| DATASET SECTION |
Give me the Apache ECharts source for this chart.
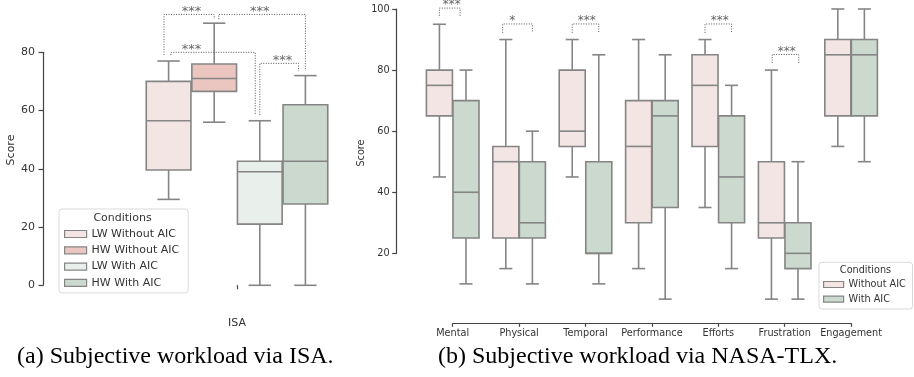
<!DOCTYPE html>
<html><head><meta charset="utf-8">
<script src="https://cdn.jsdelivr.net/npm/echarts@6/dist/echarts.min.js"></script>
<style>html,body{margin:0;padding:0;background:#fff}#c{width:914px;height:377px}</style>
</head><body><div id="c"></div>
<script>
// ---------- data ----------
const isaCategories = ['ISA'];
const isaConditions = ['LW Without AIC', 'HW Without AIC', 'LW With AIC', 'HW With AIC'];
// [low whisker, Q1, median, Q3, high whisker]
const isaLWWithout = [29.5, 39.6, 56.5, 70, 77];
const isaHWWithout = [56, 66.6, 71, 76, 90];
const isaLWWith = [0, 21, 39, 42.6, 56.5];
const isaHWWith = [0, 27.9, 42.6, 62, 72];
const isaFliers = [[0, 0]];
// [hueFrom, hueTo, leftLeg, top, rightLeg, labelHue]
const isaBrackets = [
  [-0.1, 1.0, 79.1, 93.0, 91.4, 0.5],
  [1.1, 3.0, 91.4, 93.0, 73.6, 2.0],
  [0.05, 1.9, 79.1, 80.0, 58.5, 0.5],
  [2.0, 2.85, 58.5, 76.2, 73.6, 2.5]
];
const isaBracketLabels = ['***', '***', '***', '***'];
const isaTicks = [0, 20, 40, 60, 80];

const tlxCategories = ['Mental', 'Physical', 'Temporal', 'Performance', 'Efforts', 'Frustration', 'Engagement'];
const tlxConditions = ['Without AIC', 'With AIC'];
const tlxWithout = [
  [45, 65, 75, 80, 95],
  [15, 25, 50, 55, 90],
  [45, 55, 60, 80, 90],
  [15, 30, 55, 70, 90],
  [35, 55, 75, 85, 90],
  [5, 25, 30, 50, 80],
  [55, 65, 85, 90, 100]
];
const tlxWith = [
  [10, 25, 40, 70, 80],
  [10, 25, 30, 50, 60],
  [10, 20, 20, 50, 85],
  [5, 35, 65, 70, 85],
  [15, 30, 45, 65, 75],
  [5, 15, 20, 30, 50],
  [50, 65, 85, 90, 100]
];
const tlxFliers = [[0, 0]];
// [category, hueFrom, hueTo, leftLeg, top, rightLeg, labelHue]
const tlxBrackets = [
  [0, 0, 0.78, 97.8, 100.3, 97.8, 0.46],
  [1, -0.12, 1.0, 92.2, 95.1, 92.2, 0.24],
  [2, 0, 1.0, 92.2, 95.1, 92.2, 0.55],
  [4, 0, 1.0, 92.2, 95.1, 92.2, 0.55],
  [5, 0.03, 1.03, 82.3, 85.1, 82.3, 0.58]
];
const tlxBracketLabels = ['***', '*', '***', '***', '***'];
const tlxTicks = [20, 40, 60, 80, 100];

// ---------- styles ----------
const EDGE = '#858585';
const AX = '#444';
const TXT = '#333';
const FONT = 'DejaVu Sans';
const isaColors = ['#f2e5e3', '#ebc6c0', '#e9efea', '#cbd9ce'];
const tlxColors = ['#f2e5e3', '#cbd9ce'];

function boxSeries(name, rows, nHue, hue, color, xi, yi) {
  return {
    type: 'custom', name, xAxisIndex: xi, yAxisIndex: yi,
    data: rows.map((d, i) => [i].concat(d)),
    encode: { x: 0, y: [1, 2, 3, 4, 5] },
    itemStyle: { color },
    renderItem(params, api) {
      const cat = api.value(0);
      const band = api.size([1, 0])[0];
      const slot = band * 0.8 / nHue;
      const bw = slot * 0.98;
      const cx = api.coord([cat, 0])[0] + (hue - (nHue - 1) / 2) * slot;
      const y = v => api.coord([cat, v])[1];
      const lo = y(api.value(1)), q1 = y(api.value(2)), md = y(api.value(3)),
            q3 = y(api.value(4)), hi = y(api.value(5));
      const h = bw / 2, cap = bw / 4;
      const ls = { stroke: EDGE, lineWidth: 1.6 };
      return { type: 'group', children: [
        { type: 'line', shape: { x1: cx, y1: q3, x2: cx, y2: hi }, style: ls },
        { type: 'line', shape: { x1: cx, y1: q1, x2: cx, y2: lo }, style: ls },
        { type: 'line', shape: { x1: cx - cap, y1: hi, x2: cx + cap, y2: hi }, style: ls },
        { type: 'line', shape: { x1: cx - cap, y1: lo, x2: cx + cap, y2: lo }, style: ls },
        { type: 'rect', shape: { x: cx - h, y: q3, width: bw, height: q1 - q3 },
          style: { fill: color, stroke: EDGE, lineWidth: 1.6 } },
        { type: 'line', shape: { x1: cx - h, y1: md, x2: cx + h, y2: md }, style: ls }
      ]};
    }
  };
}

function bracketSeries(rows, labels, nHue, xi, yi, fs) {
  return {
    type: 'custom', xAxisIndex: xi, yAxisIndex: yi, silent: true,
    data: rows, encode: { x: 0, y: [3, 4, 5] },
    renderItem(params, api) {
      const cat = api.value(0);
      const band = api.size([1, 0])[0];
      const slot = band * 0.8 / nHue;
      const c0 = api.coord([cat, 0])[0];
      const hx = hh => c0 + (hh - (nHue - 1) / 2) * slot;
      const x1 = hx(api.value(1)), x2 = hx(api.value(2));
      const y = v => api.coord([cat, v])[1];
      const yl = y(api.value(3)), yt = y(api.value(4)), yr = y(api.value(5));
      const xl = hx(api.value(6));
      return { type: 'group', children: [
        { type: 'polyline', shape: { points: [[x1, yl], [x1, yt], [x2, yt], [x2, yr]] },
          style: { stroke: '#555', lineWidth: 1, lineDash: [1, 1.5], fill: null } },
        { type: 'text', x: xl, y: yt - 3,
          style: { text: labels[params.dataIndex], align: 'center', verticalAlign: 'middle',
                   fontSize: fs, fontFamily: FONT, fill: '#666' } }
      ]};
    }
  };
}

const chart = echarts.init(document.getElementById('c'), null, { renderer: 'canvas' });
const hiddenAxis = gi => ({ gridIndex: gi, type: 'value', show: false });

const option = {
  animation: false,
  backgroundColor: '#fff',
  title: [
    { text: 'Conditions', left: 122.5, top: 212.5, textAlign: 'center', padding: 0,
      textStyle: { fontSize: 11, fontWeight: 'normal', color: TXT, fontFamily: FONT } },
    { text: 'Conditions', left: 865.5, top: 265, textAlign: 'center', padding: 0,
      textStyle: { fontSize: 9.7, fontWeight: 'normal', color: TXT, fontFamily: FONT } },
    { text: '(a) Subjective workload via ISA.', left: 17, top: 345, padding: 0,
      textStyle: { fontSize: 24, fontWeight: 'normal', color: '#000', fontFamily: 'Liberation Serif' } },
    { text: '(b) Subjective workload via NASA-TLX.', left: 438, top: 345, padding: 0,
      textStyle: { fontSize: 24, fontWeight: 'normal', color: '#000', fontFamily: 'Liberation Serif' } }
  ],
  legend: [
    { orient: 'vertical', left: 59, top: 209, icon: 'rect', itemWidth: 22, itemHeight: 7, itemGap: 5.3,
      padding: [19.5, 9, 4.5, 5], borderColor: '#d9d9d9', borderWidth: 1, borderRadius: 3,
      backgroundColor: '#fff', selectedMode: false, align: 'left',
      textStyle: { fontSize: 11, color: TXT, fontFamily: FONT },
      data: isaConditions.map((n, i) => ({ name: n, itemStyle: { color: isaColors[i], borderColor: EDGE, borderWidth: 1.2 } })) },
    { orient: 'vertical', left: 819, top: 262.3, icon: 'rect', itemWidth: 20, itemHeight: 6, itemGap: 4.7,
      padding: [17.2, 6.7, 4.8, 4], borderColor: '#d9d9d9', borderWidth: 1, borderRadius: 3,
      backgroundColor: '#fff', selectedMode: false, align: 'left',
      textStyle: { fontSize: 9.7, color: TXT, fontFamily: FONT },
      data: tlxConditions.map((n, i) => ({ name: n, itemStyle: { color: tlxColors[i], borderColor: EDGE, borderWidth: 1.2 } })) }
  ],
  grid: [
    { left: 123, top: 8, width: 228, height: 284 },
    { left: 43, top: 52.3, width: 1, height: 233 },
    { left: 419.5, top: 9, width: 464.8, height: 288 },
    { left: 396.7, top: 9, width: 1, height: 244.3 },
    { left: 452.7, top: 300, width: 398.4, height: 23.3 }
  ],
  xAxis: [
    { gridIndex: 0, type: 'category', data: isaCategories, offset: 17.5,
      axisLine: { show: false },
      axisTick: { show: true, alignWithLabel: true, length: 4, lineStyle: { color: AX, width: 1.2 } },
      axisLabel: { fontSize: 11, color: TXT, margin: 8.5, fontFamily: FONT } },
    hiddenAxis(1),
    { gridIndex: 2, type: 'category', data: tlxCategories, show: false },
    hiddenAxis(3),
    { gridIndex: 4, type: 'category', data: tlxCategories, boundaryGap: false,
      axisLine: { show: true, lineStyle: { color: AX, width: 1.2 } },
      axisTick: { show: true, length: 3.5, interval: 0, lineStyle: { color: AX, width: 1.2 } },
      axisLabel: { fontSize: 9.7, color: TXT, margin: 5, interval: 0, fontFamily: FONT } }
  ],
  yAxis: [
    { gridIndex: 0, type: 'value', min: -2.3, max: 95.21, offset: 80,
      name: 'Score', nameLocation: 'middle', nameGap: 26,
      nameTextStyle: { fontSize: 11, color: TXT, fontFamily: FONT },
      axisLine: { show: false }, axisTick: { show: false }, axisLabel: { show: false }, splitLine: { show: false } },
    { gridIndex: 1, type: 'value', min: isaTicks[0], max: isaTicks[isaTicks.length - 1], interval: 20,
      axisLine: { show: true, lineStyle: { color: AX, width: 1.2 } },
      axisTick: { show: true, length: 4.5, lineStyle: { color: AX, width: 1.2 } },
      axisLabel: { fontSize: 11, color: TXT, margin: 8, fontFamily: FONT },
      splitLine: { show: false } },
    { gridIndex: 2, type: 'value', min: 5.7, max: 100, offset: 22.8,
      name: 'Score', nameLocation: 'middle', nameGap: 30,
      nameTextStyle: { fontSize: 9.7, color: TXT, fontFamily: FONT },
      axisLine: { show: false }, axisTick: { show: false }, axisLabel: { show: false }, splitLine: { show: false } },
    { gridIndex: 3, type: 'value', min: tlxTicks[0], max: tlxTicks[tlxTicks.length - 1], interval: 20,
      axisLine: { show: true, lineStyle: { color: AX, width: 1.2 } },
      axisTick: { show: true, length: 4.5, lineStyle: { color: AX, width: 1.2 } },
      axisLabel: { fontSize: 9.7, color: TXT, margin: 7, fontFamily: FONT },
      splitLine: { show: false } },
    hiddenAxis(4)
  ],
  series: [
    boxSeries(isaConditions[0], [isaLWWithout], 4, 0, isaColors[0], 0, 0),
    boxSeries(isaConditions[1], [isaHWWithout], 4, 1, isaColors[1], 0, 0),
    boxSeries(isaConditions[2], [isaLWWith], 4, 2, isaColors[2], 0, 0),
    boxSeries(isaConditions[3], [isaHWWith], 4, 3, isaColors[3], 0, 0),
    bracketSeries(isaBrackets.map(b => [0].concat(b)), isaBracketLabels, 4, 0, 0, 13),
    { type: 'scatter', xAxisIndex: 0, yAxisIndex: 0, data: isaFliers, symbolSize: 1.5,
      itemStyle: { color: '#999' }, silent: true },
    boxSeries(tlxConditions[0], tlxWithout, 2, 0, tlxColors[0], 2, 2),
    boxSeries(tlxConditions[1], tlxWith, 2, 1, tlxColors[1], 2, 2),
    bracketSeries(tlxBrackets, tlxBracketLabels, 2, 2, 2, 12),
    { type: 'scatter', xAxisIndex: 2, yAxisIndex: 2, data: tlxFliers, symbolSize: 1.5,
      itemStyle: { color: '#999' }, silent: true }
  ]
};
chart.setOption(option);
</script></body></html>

| WRITTEN EXERCISE |
Restate exactly, please, only the lines between the start of the data and the line containing "const isaTicks = [0, 20, 40, 60, 80];", both ends included, skipping the pictures.

| WRITTEN SOLUTION |
Give me the Apache ECharts source for this chart.
<!DOCTYPE html>
<html><head><meta charset="utf-8">
<script src="https://cdn.jsdelivr.net/npm/echarts@6/dist/echarts.min.js"></script>
<style>html,body{margin:0;padding:0;background:#fff}#c{width:914px;height:377px}</style>
</head><body><div id="c"></div>
<script>
// ---------- data ----------
const isaCategories = ['ISA'];
const isaConditions = ['LW Without AIC', 'HW Without AIC', 'LW With AIC', 'HW With AIC'];
// [low whisker, Q1, median, Q3, high whisker]
const isaLWWithout = [29.5, 39.6, 56.5, 70, 77];
const isaHWWithout = [56, 66.6, 71, 76, 90];
const isaLWWith = [0, 21, 39, 42.6, 56.5];
const isaHWWith = [0, 27.9, 42.6, 62, 72];
const isaFliers = [[0, 0]];
// [hueFrom, hueTo, leftLeg, top, rightLeg, labelHue]
const isaBrackets = [
  [-0.1, 1.0, 79.1, 93.0, 91.4, 0.5],
  [1.1, 3.0, 91.4, 93.0, 73.6, 2.0],
  [0.05, 1.9, 79.1, 80.0, 58.5, 0.5],
  [2.0, 2.85, 58.5, 76.2, 73.6, 2.5]
];
const isaBracketLabels = ['***', '***', '***', '***'];
const isaTicks = [0, 20, 40, 60, 80];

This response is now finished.